Exercise instructions ▸
For this exercise, write out exactly, and only, the lines running from the line that contains "Emit a Python" through the line that contains "tick_labels = [str(t) for t in trimestre]".

+++

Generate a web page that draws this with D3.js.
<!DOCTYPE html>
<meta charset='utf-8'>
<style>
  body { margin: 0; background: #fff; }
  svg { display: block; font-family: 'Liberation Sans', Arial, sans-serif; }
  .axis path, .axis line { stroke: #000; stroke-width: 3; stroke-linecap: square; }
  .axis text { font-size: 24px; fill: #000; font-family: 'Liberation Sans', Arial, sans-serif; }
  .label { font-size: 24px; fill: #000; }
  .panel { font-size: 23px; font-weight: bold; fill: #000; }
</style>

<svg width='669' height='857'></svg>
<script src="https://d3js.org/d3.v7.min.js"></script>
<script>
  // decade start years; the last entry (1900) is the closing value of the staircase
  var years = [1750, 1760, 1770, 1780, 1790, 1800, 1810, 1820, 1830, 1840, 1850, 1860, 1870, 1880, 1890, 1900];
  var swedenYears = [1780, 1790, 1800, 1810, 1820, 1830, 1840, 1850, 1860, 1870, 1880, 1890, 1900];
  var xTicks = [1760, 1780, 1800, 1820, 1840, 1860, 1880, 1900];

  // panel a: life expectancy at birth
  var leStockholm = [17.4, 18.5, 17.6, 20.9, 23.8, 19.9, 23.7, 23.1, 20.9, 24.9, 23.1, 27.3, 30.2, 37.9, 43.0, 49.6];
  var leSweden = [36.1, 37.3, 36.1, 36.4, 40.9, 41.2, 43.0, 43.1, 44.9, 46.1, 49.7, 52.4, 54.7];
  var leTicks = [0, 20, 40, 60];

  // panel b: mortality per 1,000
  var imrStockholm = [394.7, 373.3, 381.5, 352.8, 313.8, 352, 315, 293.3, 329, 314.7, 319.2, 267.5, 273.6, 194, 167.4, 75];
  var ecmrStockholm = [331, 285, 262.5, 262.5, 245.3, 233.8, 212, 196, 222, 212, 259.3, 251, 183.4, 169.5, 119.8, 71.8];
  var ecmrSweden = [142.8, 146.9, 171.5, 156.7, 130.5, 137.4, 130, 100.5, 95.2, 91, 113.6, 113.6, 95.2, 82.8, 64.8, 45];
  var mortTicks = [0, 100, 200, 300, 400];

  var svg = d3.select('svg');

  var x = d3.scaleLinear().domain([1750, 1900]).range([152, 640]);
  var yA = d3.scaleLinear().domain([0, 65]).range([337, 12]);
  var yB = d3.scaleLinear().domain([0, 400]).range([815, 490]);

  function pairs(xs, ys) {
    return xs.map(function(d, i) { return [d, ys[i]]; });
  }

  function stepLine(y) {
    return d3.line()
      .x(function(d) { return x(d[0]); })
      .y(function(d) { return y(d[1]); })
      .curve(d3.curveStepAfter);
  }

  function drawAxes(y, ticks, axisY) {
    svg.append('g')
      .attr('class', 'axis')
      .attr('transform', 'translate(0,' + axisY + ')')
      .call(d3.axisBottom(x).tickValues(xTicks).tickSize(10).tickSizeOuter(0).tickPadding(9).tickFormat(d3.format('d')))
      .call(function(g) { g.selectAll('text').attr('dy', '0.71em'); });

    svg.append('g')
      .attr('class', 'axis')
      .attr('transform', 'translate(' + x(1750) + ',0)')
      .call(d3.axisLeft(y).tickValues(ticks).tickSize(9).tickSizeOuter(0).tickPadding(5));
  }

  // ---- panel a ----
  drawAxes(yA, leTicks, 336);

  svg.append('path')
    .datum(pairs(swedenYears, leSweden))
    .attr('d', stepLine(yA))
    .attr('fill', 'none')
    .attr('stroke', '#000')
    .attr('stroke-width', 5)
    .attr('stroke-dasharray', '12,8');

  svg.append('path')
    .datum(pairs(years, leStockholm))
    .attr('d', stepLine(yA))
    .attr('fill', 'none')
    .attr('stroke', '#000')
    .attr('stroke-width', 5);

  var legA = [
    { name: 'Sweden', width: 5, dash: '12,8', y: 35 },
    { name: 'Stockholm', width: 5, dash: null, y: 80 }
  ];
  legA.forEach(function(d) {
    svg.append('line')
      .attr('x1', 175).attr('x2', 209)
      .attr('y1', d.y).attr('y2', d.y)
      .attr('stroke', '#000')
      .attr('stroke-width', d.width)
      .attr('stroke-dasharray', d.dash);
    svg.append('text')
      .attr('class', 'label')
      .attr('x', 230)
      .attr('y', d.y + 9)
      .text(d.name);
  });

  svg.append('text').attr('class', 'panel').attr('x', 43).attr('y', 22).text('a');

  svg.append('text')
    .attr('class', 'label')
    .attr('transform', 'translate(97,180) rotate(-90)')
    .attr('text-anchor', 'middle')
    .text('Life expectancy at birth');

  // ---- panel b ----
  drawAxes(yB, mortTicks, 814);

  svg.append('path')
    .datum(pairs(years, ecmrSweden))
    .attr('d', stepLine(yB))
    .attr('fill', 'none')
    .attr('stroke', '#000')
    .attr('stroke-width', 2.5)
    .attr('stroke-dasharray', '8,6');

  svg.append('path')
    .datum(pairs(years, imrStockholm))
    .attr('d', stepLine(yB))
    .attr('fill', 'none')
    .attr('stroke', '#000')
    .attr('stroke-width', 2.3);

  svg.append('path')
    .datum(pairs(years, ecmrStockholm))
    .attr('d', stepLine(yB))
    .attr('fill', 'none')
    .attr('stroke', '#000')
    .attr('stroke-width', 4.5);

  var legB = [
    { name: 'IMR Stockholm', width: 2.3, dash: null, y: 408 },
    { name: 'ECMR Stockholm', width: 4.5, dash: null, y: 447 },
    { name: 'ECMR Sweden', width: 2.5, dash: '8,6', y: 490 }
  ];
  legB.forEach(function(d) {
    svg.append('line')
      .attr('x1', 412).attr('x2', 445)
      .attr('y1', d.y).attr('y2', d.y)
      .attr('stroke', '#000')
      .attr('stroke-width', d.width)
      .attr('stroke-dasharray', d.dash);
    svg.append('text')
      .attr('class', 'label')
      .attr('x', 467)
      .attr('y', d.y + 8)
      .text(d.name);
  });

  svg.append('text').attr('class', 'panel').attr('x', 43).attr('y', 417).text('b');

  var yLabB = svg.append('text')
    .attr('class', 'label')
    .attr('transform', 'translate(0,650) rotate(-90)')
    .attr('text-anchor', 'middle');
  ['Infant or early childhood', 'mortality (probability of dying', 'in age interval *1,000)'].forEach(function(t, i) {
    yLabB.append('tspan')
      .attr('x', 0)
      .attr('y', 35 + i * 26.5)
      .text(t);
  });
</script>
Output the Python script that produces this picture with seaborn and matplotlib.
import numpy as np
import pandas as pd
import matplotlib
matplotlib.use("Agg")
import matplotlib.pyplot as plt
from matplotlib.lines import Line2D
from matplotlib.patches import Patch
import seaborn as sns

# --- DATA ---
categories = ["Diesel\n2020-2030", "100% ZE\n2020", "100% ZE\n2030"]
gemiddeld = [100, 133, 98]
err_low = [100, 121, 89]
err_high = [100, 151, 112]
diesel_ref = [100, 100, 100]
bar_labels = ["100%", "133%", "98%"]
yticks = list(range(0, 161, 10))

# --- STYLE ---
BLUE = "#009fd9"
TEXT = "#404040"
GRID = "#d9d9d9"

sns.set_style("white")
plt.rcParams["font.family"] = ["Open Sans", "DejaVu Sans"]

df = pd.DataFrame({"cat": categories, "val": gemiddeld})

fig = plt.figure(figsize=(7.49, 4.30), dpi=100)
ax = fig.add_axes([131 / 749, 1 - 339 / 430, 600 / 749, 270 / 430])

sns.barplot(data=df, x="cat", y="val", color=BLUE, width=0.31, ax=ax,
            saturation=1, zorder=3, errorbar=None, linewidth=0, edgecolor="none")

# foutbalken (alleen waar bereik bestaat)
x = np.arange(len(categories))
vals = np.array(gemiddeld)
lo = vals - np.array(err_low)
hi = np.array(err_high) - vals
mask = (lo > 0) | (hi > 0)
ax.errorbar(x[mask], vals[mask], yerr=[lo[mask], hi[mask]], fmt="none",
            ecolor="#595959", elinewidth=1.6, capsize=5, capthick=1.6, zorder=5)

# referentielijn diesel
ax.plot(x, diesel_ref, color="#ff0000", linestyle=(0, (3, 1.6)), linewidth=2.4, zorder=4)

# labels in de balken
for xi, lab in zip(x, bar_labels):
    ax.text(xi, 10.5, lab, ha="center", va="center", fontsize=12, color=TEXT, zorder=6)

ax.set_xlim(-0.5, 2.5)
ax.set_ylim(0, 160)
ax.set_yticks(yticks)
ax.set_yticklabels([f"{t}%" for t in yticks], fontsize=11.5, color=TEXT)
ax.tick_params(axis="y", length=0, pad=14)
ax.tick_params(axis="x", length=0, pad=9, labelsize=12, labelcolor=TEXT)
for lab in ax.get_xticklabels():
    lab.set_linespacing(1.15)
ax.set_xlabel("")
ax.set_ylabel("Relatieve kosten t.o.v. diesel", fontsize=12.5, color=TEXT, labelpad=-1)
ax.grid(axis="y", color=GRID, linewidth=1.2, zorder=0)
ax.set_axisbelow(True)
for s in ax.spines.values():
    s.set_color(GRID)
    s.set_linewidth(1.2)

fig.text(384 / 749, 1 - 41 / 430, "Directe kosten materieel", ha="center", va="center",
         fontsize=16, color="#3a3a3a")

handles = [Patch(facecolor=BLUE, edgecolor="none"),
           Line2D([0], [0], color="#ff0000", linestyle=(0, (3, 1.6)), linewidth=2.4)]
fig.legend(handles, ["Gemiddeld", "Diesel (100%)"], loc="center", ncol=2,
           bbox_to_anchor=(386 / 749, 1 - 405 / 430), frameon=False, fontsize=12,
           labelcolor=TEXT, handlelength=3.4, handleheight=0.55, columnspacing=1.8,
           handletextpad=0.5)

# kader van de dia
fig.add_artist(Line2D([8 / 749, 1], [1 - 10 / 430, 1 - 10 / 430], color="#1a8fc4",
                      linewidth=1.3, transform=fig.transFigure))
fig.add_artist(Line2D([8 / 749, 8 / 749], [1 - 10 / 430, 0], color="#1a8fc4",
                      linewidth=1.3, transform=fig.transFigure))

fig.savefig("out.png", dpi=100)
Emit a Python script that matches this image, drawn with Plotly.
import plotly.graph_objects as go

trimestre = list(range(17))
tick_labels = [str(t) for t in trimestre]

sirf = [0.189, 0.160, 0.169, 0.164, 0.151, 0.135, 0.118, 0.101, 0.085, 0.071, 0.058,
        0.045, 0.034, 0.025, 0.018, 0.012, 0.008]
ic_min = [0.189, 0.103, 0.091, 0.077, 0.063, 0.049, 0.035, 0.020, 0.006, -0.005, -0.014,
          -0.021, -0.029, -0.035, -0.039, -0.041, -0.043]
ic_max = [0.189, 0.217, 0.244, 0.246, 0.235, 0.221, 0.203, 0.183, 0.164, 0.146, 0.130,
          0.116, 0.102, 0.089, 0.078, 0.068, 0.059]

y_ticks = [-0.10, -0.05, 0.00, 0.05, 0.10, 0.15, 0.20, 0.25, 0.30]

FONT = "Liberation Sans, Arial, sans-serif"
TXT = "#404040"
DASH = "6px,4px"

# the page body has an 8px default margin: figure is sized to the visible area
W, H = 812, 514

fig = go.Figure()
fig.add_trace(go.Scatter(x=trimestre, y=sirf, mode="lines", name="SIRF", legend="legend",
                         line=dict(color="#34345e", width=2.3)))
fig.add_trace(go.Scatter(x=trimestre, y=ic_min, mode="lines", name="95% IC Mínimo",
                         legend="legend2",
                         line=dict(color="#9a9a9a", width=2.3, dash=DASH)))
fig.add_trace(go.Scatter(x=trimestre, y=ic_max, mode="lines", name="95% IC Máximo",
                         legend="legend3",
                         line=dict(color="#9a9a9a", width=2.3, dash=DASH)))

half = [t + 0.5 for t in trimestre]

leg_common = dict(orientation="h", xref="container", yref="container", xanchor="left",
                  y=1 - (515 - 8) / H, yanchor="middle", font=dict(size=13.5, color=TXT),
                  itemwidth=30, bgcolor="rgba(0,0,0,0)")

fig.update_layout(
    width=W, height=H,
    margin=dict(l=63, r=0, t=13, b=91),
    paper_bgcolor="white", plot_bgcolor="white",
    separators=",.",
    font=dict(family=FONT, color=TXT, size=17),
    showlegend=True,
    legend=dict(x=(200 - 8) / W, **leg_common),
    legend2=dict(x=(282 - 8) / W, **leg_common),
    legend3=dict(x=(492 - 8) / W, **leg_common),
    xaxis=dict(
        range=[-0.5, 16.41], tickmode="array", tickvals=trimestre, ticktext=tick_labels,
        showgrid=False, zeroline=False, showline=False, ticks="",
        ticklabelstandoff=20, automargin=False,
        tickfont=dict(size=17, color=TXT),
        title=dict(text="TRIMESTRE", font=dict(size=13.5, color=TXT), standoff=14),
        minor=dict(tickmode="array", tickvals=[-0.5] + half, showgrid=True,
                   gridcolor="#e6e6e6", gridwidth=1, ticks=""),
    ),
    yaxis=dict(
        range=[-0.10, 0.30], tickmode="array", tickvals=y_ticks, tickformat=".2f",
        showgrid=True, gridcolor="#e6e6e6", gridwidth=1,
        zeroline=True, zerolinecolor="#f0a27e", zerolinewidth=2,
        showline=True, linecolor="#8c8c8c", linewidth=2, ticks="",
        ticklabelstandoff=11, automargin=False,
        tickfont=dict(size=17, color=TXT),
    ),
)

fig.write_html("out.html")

+++

The completed task ▸
Emit a Python script that matches this image, drawn with Plotly.
import plotly.graph_objects as go

trimestre = list(range(17))
tick_labels = [str(t) for t in trimestre]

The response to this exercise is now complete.